I know I just posted a piece about the Charlotte Checkers involvement with You Can Play, but there’s so much more to be shared, especially my own personal perspective of why it’s such an important and powerful organization. Chasing Checkers doesn’t always fit into a typical sports blog mold, so I figure I’ll continue to go against the grain even more by expanding on the You Can Play story, and how it impacts me personally.
Human rights and equality is something I believe in very strongly. I work in the arts, which is a field that tends to be more open minded than mainstream sports when it comes to LGBT issues, so for my entire career, and as long ago as high school when I was just learning how to do my craft, I’ve worked with many LGBT artists, musicians, dancers and technicians.
I remember the anti-gay protests in Charlotte while I was in college in response to Charlotte Repertory Theatre’s production of Angels in America. My best friend attended college for a brief time with Matthew Shepard, and in my work and personal life, I’ve had countless friends who have been faced with hateful groups and individual who attempt to violate their most basic human rights just because they are gay.
In 1998, Matthew Shepard, who had been targeted for being gay, was kidnapped, brutally attacked in Laramie, Wyoming, tied to a fence post, and left to die. He passed away a few days later due to head injuries sustained during the attack. It was at Matthew’s funeral that the Westboro Baptist “Church” became famous for their hate-filled protest signs and banners. Nearly a decade later, I watched the very same Westboro “church” protest the Lutheran church my father was a pastor of, and was reminded once again what a dreadful organization WBC is, and how important it is for others to counteract their evil in a positive way, and that’s what I think You Can Play is doing.
Shepard’s story has led to brilliant plays and films about his life and, and has given a voice to those who have been the victims of hate crimes. In 2009, President Barack Obama signed a bill into law that expanded 1969 hate crime legislation to include crimes motivated by a person’s sexual orientation, gender, or disability. The bill is named in Shepard’s memory, the Matthew Shepard and James Byrd, Jr. Hate Crimes Prevention Act.
Because of the impact of people like Matthew Shepard, and organizations like You Can Play, the world is becoming a better place. It’s becoming more welcoming and more equal for everyone. There is still a lot of work to be done, but I’m confident You Can Play is helping society move in the right direction.
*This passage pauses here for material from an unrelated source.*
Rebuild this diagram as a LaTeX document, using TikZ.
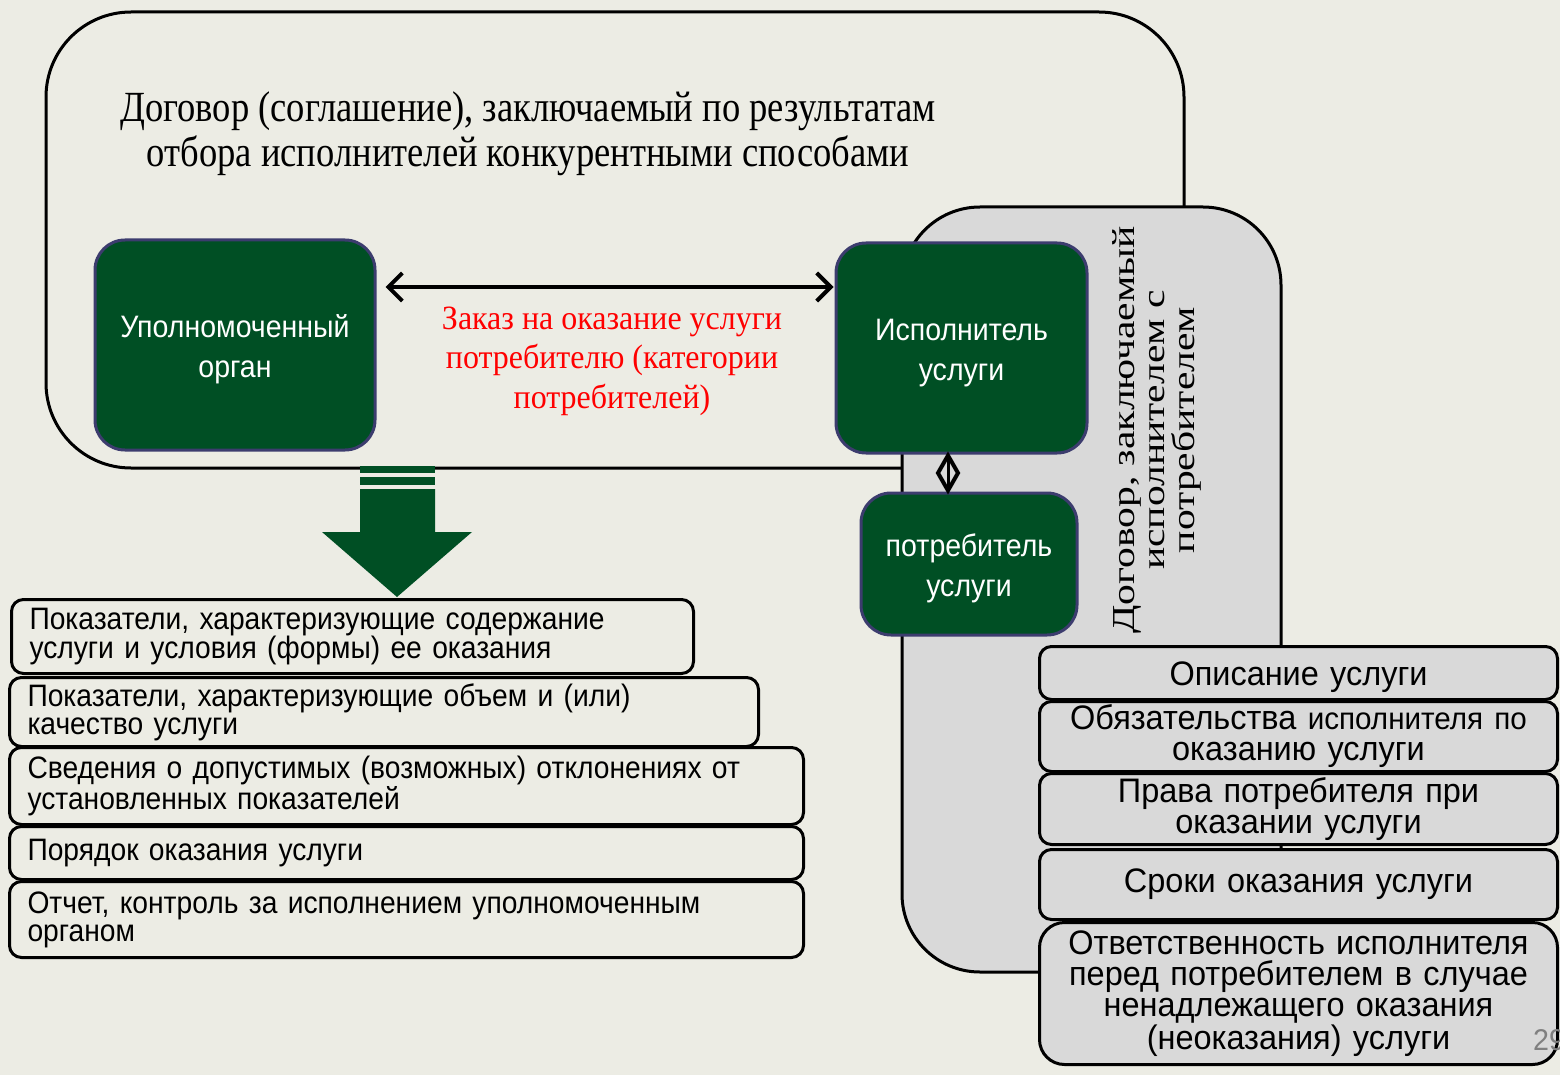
\documentclass[tikz,border=0pt]{standalone}
\usepackage{fontspec}
\usetikzlibrary{arrows.meta,calc}
\newfontfamily\lsans[FakeStretch=0.91]{Liberation Sans}
\newfontfamily\gsans[FakeStretch=0.92]{Liberation Sans}
\newfontfamily\rsans[FakeStretch=0.955]{Liberation Sans}
\newfontfamily\tserif[FakeStretch=0.85]{Liberation Serif}
\newfontfamily\redserif[FakeStretch=0.94]{Liberation Serif}
\newfontfamily\vserif[FakeStretch=1.3]{Liberation Serif}
\definecolor{bg}{RGB}{236,236,228}
\definecolor{gfill}{RGB}{0,79,36}
\definecolor{gborder}{RGB}{60,60,110}
\definecolor{greyf}{RGB}{217,217,217}
\definecolor{redtxt}{RGB}{255,0,0}
\newcommand{\gtext}[1]{\raisebox{-4pt}[\height][\depth]{\begin{tabular}{@{}c@{}}#1\end{tabular}}}
\begin{document}
\begin{tikzpicture}[x=1pt,y=-1pt,
  frame/.style={draw=black,line width=3pt},
  gbox/.style={draw=gborder,line width=3pt,fill=gfill,rounded corners=30pt,text=white,align=center,
    font=\gsans\fontsize{31}{40}\selectfont,inner sep=0pt},
  lbox/.style={draw=black,line width=3pt,fill=bg,rounded corners=12pt,anchor=north west,align=left,
    inner xsep=18pt,inner ysep=0pt,font=\lsans\fontsize{31}{28}\selectfont},
  rbox/.style={draw=black,line width=3pt,fill=greyf,rounded corners=12pt,anchor=north west,align=center,
    inner xsep=10pt,inner ysep=0pt,minimum width=518pt,text width=498pt,font=\rsans\fontsize{34}{31}\selectfont},
  dblarrow/.style={line width=4pt,{Straight Barb[length=14pt,width=28pt,line width=4pt]}-{Straight Barb[length=14pt,width=28pt,line width=4pt]}},
  diamline/.style={draw=black,line width=4pt,line join=miter}
]
\fill[bg] (0,0) rectangle (1560,1075);
\useasboundingbox (0,0) rectangle (1560,1075);

% outer contract frame
\draw[frame,rounded corners=85pt] (46,12) rectangle (1184,468);
\node[font=\tserif\fontsize{43}{45}\selectfont,align=center] (ttl) at (528,134)
  {Договор (соглашение), заключаемый по результатам\\отбора исполнителей конкурентными способами};

% grey contract frame
\draw[frame,fill=greyf,rounded corners=78pt] (902,207) rectangle (1281,972);
\node[rotate=90,align=center,font=\vserif\fontsize{32}{30}\selectfont] (vt) at (1157,430)
  {Договор, заключаемый\\исполнителем с\\потребителем};

% green nodes
\node[gbox,minimum width=280pt,minimum height=210pt] (uo) at (235,345) {\gtext{Уполномоченный\\орган}};
\node[gbox,minimum width=251pt,minimum height=210pt] (isp) at (961.5,348) {\gtext{Исполнитель\\услуги}};
\node[gbox,minimum width=216pt,minimum height=142pt] (potr) at (969,564) {\gtext{потребитель\\услуги}};

% red label
\node[text=redtxt,align=center,font=\redserif\fontsize{34}{39.5}\selectfont] (zak) at (612,361)
  {Заказ на оказание услуги\\потребителю (категории\\потребителей)};

% double arrow
\coordinate (ay) at (0,287);
\draw[dblarrow,shorten <=9pt,shorten >=1pt] (uo.east |- ay) -- (isp.west |- ay);

% diamond connector
\coordinate (dx) at (948,0);
\coordinate (da) at ($(isp.south -| dx)+(0,1)$);
\coordinate (db) at ($(potr.north -| dx)+(0,-1)$);
\draw[diamline] (da) -- ($(da)!0.5!(db)+(10,0)$) -- (db) -- ($(da)!0.5!(db)+(-10,0)$) -- cycle;
\draw[line width=3pt] (da) -- (db);

% big green arrow
\fill[gfill] (360,466) rectangle (435,473);
\fill[gfill] (360,477) rectangle (435,485);
\fill[gfill] (360,489) -- (435,489) -- (435,532) -- (472,532) -- (397,597) -- (322,532) -- (360,532) -- cycle;

% left list
\node[lbox,minimum width=682pt,minimum height=74pt,text width=646pt] (l1) at (10,598)
  {Показатели, характеризующие содержание\\услуги и условия (формы) ее оказания};
\node[lbox,minimum width=749pt,minimum height=69pt,text width=713pt] (l2) at (8,676)
  {Показатели, характеризующие объем и (или)\\качество услуги};
\node[lbox,minimum width=794pt,minimum height=77pt,text width=758pt] (l3) at (8,746)
  {Сведения о допустимых (возможных) отклонениях от\\установленных показателей};
\node[lbox,minimum width=794pt,minimum height=53pt,text width=758pt] (l4) at (8,825)
  {Порядок оказания услуги};
\node[lbox,minimum width=794pt,minimum height=76pt,text width=758pt] (l5) at (8,880)
  {Отчет, контроль за исполнением уполномоченным\\органом};

% right list
\node[rbox,minimum height=53pt] (r1) at (1038,645) {\raisebox{-4pt}[\height][\depth]{Описание услуги}};
\node[rbox,minimum height=70pt] (r2) at (1038,700)
  {Обязательства {\fontsize{31}{31}\selectfont исполнителя по}\\оказанию услуги};
\node[rbox,minimum height=71pt] (r3) at (1038,772) {Права потребителя при\\оказании услуги};
\node[rbox,minimum height=70pt] (r4) at (1038,848) {Сроки оказания услуги};
\node[rbox,minimum height=142pt,rounded corners=25pt] (r5) at (1038,921)
  {Ответственность исполнителя\\перед потребителем в случае\\ненадлежащего оказания\\(неоказания) услуги};

% page number
\begin{scope}
\clip (0,0) rectangle (1560,1075);
\node[anchor=west,text=gray,font=\rsans\fontsize{30}{30}\selectfont,inner sep=0pt] (pg) at (1533,1040) {29};
\end{scope}
\end{tikzpicture}
\end{document}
Nearly two weeks ago, Jason Collins was a groundbreaker in the world of professional sports. As an NBA player, he is the first active athlete in a major American sport to come out as gay. He wore number 98 for the Boston Celtics last season in honor of Matthew Shepard. And I applaud him. In a world where homophobia, racism and sexism are still rampant, I know it took a lot of courage to do what Collins did, and I hope his message will help others struggling with a similar decision. I hope that the message of Collins and You Can Play will continue to decrease the homophobic jeers in sports stadiums, and make athletics more welcoming to all people, gay or straight.
I’ve been name called by religious folk who believe my own salvation is at risk for supporting my LGBT friends. I’ve been the victim of harassment in the workplace and in the sports arena for voicing my support of my gay friends. But I will continue to stand with my friends, my coworkers, athletes like Jason Collins, and the potentially tens of thousands of athletes who haven’t yet found the courage to come out as gay. I hope that You Can Play will continue to give courage to others, and spread their powerful message of equality to all who can hear it.
So to the Charlotte Checkers, again, I thank you. I thank you for being the FIRST professional sports team in North Carolina to align yourselves with You Can Play. With legislation such as last year’s “Amendment One,” North Carolina isn’t an easy state to live in when it comes equal rights for all people, gay, straight or otherwise, so it makes me incredibly proud that the Checkers took a step to do the right thing.